I would say that these 2009 N.S.R. voyages do indicate that the smaller shipping companies are looking at these routes with increasing interest. I suspect the larger container ship & tanker companies understand the complexities of Arctic navigation and the many challenges to the just-in-time (seamless, integrated) systems that they run. They will have many others, over decades, test the waters to see how viable the northern routes are. With the extraordinary way the Arctic sea ice is melting/ retreating, a very plausible trans-Arctic route remains, in my mind, right across the central Arctic Ocean, at least during a summer “window of opportunity.”



Finally, here’s an excerpt from a report on the progress of the two ships sent Thursday by Niels Stolberg, the president and chief executive of the Beluga Group:

Currently the weather situation is favorable, despite sporadic snowfalls, fog and lower temperatures than a week ago.
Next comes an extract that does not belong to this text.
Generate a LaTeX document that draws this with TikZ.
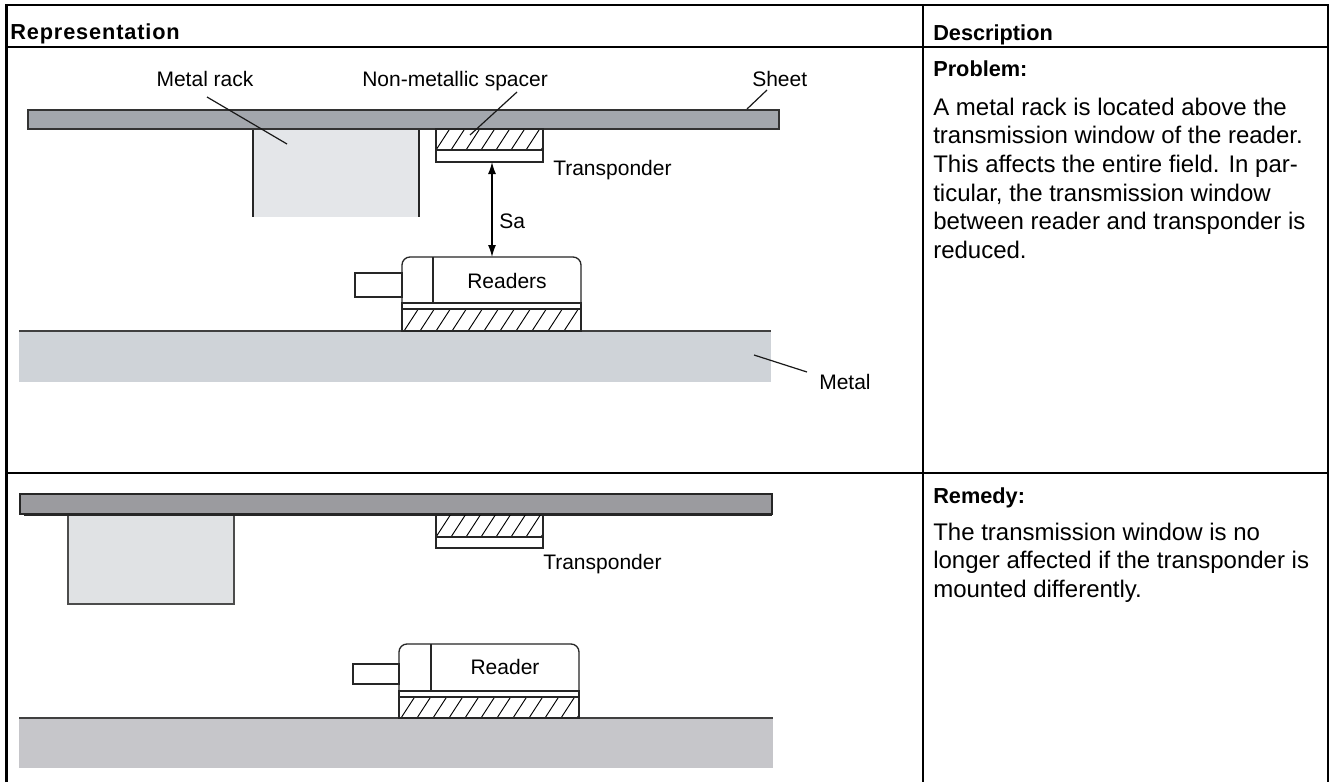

Near the northwest side of Ayon Island the masters had to watch out for ice fields and small ice blocks on Monday as well as on Wednesday morning during the first miles through the Sannikov Strait. “We proceed with utmost precaution through this area”, Captain Aleksander Antonov assured from the bridge of MV “Beluga Fraternity”. The ice concentration of the small floes was about 10 to 30 percent and the mini-icebergs jutting out of the water by about one meter provided for a situation which was mastered by the modern multipurpose heavy lift project carriers being built with ice class E3 and the experience of the captains. To assure for further safe passage and fulfil the obligations by Russian government, ice pilots from the ice breaker crew are now joining the bridges of MV “Beluga Fraternity” and MV “Beluga Foresight” to guide the vessels through the most demanding Vilkizki Strait. This most northerly point of the entire Northeast-Passage will be reached within this Friday, 4th of September: according to the analysis of the meteorologists thick ice blocks are to be expected in the southern area of the Vilkizki Strait as well as compact ice fields at the western exit and the entrance to the Kara Sea. In all likelihood, thereafter the journey should be free of ice all the way into the bay of River Ob.